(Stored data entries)

__________

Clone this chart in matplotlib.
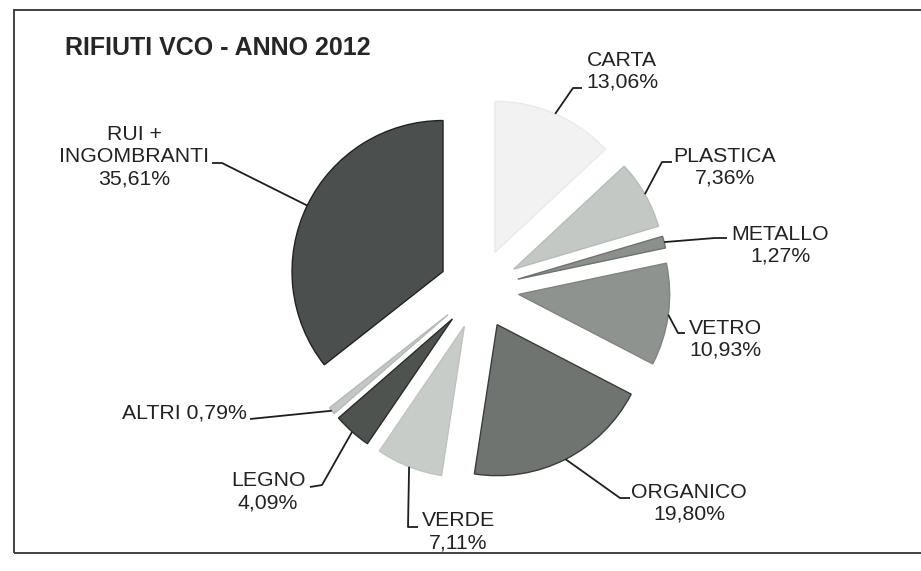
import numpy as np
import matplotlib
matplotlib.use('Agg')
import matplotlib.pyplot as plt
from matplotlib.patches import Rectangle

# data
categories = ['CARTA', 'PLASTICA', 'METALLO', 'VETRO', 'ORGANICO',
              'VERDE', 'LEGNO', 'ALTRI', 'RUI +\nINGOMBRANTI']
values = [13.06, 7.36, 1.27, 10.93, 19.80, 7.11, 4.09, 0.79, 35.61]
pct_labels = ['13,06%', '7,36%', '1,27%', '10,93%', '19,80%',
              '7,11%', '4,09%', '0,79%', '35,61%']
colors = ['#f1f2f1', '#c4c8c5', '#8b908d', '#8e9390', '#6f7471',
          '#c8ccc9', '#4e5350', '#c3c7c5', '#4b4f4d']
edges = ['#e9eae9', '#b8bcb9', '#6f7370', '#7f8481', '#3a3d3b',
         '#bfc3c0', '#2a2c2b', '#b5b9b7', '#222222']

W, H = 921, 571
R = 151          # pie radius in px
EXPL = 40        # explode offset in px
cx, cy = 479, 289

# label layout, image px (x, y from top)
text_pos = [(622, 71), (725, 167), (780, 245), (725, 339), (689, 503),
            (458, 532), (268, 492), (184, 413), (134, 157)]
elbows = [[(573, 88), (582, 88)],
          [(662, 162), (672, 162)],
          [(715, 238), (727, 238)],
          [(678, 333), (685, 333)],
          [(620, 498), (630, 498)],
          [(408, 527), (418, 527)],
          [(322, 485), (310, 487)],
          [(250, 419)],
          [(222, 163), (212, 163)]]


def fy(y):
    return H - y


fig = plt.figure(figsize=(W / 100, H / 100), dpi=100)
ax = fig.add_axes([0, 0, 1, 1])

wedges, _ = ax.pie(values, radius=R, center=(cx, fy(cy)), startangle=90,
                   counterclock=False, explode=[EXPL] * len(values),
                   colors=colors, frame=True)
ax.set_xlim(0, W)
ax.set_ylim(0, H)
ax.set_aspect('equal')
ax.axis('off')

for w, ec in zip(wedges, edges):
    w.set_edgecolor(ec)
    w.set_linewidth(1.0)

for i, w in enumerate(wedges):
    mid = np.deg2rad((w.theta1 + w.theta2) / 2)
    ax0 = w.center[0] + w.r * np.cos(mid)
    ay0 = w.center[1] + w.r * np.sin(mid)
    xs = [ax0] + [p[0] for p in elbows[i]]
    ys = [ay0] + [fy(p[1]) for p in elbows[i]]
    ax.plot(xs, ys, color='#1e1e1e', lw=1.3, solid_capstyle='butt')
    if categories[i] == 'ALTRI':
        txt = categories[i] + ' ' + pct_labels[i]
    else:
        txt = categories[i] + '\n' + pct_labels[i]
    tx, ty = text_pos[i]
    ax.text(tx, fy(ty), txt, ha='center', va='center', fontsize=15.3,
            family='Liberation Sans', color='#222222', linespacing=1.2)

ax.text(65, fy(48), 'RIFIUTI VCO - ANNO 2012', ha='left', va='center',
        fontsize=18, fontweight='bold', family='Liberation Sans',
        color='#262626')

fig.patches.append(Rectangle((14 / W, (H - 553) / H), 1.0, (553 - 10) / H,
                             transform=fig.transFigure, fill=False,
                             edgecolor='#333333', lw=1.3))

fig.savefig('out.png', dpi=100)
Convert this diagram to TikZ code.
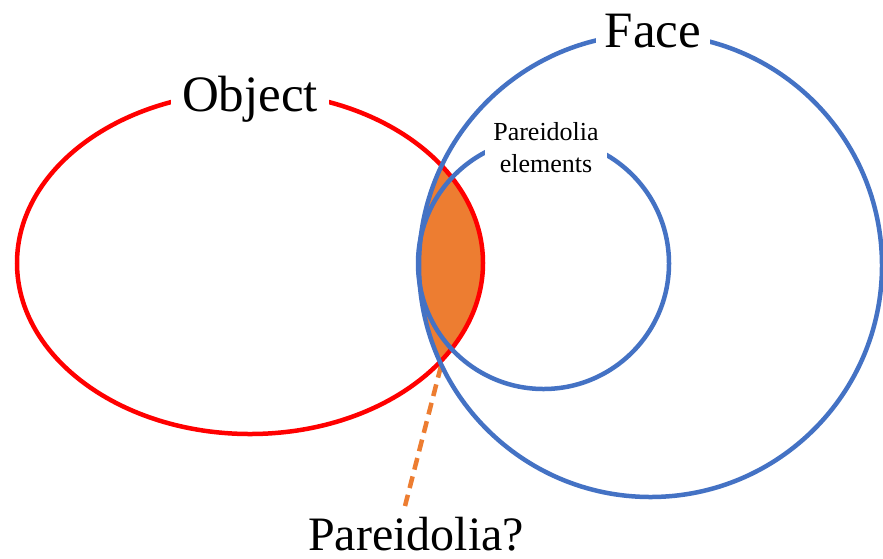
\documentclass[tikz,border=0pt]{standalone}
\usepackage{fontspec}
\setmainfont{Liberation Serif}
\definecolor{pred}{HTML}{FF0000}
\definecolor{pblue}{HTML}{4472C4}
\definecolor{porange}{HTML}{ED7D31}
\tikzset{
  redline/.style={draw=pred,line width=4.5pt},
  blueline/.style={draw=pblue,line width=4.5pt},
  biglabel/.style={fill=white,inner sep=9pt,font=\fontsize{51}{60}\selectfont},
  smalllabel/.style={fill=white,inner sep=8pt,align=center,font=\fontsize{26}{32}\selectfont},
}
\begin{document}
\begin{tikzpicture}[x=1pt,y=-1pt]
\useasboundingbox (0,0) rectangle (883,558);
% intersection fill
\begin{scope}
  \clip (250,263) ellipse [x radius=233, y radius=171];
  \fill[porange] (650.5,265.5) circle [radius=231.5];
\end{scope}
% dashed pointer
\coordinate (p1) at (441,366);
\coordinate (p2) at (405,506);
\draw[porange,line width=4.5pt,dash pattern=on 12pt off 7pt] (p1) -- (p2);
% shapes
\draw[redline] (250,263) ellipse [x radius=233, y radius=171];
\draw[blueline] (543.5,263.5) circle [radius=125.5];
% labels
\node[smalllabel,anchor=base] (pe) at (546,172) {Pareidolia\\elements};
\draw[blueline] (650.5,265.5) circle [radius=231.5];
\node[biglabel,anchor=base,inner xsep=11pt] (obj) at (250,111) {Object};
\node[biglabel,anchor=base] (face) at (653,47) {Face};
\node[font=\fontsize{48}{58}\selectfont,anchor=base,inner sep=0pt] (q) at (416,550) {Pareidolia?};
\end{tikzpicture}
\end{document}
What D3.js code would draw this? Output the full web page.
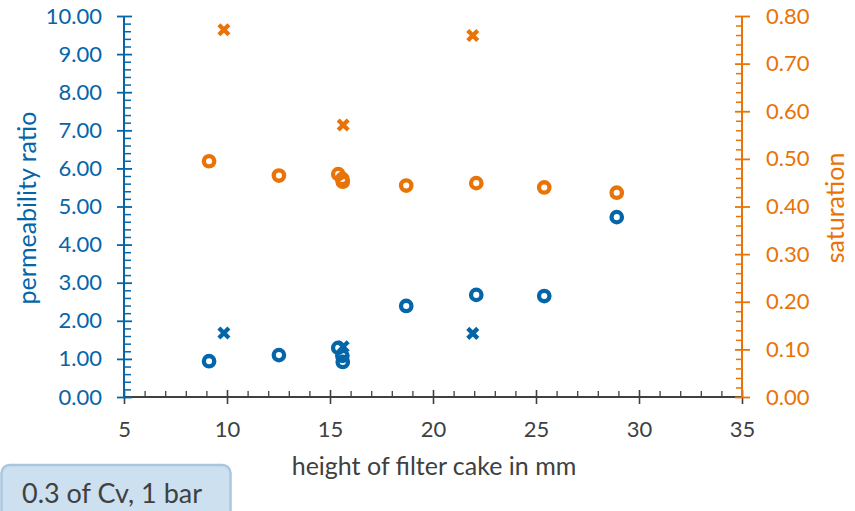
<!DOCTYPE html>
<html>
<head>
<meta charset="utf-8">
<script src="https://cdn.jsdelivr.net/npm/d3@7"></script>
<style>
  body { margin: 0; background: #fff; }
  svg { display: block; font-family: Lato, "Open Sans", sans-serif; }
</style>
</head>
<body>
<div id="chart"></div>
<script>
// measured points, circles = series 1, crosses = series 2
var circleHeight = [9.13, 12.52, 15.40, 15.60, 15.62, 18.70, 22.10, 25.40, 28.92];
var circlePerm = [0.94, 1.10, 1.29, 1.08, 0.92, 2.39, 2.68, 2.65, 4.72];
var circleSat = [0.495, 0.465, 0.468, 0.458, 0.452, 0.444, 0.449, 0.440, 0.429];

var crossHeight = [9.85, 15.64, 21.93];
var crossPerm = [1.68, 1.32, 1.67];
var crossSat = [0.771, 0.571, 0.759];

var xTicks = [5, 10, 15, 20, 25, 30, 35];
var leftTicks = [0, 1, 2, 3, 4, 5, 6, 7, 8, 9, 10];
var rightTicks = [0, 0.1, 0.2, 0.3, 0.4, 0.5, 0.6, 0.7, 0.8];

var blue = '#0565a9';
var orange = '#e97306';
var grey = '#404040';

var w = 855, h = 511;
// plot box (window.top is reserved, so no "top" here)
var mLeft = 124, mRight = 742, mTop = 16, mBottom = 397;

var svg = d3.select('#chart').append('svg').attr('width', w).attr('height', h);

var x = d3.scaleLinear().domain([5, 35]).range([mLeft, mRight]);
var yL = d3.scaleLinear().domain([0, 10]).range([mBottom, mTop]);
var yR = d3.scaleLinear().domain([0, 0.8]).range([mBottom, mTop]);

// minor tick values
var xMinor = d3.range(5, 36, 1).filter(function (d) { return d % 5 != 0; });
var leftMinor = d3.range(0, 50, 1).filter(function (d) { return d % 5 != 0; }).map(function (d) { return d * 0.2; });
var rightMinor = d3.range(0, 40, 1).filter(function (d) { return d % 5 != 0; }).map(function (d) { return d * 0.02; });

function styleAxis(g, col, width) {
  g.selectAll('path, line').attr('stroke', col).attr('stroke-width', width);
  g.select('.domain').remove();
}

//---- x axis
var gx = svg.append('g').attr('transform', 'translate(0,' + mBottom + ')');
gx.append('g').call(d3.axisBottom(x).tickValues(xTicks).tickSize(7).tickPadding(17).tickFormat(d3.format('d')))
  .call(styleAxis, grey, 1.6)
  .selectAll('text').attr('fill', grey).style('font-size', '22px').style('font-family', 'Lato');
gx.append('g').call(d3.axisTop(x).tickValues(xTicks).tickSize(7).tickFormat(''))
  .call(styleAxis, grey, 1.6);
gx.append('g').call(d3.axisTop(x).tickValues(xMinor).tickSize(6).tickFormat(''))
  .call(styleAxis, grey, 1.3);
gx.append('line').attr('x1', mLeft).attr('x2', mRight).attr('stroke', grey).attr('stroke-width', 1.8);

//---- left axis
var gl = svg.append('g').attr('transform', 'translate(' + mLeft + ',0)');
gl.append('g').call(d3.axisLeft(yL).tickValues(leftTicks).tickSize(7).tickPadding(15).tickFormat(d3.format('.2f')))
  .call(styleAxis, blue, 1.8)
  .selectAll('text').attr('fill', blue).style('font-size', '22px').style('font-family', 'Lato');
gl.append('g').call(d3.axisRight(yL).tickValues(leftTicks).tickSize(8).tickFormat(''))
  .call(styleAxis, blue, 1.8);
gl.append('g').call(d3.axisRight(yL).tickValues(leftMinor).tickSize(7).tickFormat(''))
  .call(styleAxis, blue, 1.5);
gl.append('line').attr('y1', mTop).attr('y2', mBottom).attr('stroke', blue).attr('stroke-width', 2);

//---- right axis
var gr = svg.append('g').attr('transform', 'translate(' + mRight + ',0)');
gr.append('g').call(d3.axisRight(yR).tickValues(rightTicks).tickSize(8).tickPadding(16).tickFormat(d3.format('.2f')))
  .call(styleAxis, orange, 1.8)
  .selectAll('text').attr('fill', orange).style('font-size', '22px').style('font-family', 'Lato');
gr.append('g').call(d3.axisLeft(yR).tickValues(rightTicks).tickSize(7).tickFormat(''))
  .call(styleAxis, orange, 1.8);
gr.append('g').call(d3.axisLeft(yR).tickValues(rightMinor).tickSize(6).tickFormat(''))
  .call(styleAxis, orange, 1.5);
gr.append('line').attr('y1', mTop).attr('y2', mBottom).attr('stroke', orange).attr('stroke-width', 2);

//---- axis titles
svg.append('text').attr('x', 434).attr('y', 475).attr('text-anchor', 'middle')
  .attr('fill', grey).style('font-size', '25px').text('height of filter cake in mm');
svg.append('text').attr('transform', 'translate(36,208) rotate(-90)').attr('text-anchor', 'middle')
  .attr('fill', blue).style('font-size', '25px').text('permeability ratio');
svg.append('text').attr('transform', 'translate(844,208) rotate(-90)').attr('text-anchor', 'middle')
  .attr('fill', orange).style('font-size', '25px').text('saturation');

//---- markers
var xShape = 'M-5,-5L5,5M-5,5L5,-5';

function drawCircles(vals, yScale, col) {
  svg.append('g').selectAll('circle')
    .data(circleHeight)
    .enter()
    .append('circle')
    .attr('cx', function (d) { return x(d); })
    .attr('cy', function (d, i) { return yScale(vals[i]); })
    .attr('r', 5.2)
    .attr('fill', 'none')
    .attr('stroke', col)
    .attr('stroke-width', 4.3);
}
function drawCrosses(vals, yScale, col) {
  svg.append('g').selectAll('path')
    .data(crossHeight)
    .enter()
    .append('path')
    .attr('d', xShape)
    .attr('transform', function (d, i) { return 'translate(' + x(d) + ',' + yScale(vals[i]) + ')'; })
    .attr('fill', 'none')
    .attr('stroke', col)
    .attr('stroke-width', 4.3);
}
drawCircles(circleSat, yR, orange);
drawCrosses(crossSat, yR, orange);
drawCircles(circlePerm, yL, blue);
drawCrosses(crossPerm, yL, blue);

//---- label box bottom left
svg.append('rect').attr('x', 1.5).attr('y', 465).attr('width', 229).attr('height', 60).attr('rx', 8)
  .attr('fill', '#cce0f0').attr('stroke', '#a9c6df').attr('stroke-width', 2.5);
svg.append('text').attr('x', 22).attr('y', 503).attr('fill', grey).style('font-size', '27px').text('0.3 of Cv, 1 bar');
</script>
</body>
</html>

__________

- What needs to be done
The images in the entries above should be left out; please reproduce exactly the lines from the first through the one containing "from matplotlib.patches import Rectangle".

- Solved exercise
Clone this chart in matplotlib.
import numpy as np
import matplotlib
matplotlib.use('Agg')
import matplotlib.pyplot as plt
from matplotlib.patches import Rectangle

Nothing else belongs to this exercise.